US Readers might have a tough time with this.
First, that three stars is for US audiences only. I understand what Willans was doing -- I really do. He's emulating the style of a schoolboy, and one who's flunking his classes, at that. Unfortunately, my school pounded "correct English & perfect spelling" into my brain HARD, so reading Willans's Molesworth's writing (typical kid with very...creative...spelling) was near-impossible for me. I got exhausted going back over every sentence several times to figure out what was being said. All the British schoolkid slang didn't help, either, and moreso because it's probably outdated slang. Worse, the book is based solidly in the British school system of the 1950s, so most of it whooshed waaaaaay over my head.
Before ANYONE gets mad at this ignorant US person slanging on their beloved book -- the fault is entirely mine. I'm a Yank who's too firmly entrenched in US culture. There were some points where I understood what The Terror of St Custards was saying, and those points were hilarious. The points where Molesworth slips back into correct grammatical English were hilarious -- his parody of a Latin Classical play had me giggling. Yeah, we got that stuff forced into our heads in high school (a Catholic private school). I loved realizing where JK Rowling got the name of Hogwarts! There were definitely parts where the British school experience intersected with US school experience, and those were likewise funny as hell -- again, when I finally figured out what Molesworth was saying.
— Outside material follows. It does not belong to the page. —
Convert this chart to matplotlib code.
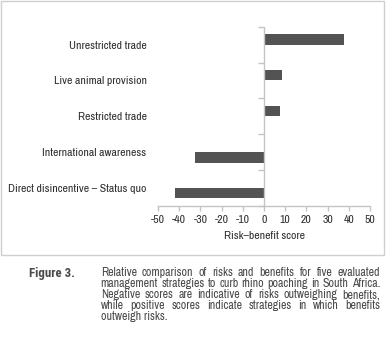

US folks, it's similar to a prose Calvin & Hobbes without the toy tiger and with horrible spelling. If for no other reason, check this book out for Searles' wonderful illustrations. I really, really wanted to enjoy the whole book. Sadly, my American background blocked it, and the deliberately-bad spelling & grammar only made my eyes hurt.
I'd stumbled on the TVTropes entry for this series, found the listed tropes and descriptions of various scenes funny, and checked out this book & its predecessor (Down with Skool) on the strength of that. However, the culture gap was too great for me, the Molesworth writing style too much.
British folks, you'll likely love this book. US folks? Probably not. I'm too much a fule to kno.